Pek çok borderline kişiliğin çocukluk yaşantısında yetersiz ve tutarsız anne
tutumları dikkati çekmektedir. Annenin yeterli bakımı sağlamaması çocuğun tutma
ve yatıştırılma deneyimlerini eksik yaşamasına ve bu kişilik yapılanmasının
oluşmasına neden olmaktadır.
Bu
kişiler duygularında sürekli değişkenlik yaşayabildiklerinden uzun süreli
ilişkilerde güçlük çekmektedirler. İlişki içinde olduğu kişilere dair duyguları
oldukça değişkenlik göstermektedir (partnerini değersiz ve kötü hissettirdikten
kısa bir süre sonra hiçbir şey olmamış gibi kahve içmeye davet etmek gibi).

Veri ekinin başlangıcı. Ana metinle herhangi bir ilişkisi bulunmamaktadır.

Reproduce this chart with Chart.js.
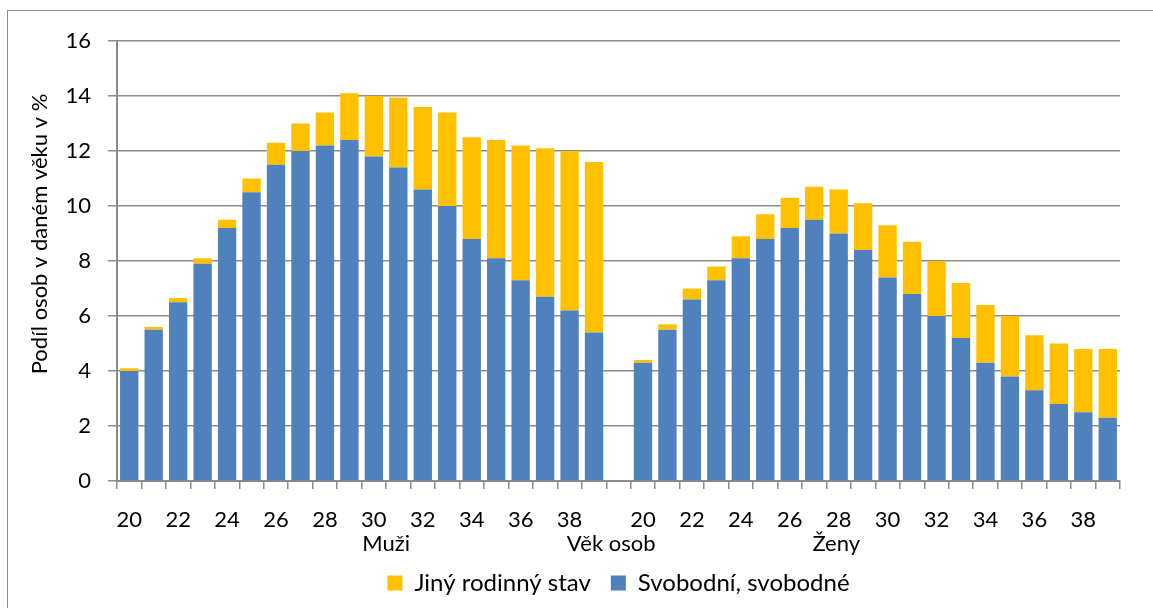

Kendilerine, yeteneklerine ve özelliklerine dair duyguları da uç boyutlarda
değişkenlik göstermektedir (Bir an oldukça başarılı hissederken bir an
kendilerini çok başarısız görme). Terk edilmek, bir ilişkinin sonlanması bu
kişiler için oldukça zor, dayanılmazdır ve kaygı vericidir. Kaybedilen kişi
yerine hemen yeni birini koyma eğilimi görülebilir. Bu sebeple sağlıklı ilişki
kurmakta ve ilişkileri sürdürmekte zorlanmaktadırlar.
Borderline
kişilikte yansıtmalı özdeşim savunma mekanizmasının pek çok kez kullandığı
görülmektedir. Kendilik temsillerini karşıdakine yansıtıp daha sonra bu
yansımaya uygun şekilde davranmaya çalışırlar. Örneğin bankacı bir danışanın,
saygın bir konumda olmasına rağmen, görüşme esnasında kendisini yetersiz,
değersiz, diğer meslektaşlarına göre daha başarısız biri olarak tanımlaması ve
karşısındaki kişilerin (psikoloğun, arkadaşlarının..) da kendisini bu şeklide
(yetersiz, başarısız...) görmesini ve buna göre davranmasını beklemesi, bu
beklentide ısrarcı olması gibi.
Kaygı
bozukluğu ve depresyon bu kişilik bozukluğuna eşlik edebilmekte ve kişiler
genellikler bu durum üzerine kliniklere başvurmaktadır. Kişilerdeki bu hızlı
duygu geçişleri, terk edilme korkuları, iş, sosyal veya gündelik hayatlarındaki
dürtü kontrolündeki zorlanma, kimlik çözülmeleri depresyona ve kaygı
bozukluğuna temel hazırlamaktadır. Terapide başlangıçta yoğun depresyon ve
kaygı belirtileri üzerine çalışılıp daha sonra temeldeki asıl sorunun üzerine
gidilir. Kişilerin; psikoterapilerden düzenli katılımlar sonucu yarar
sağladıkları ve işlevselliklerinde belirgin artış olduğu görülmüştür.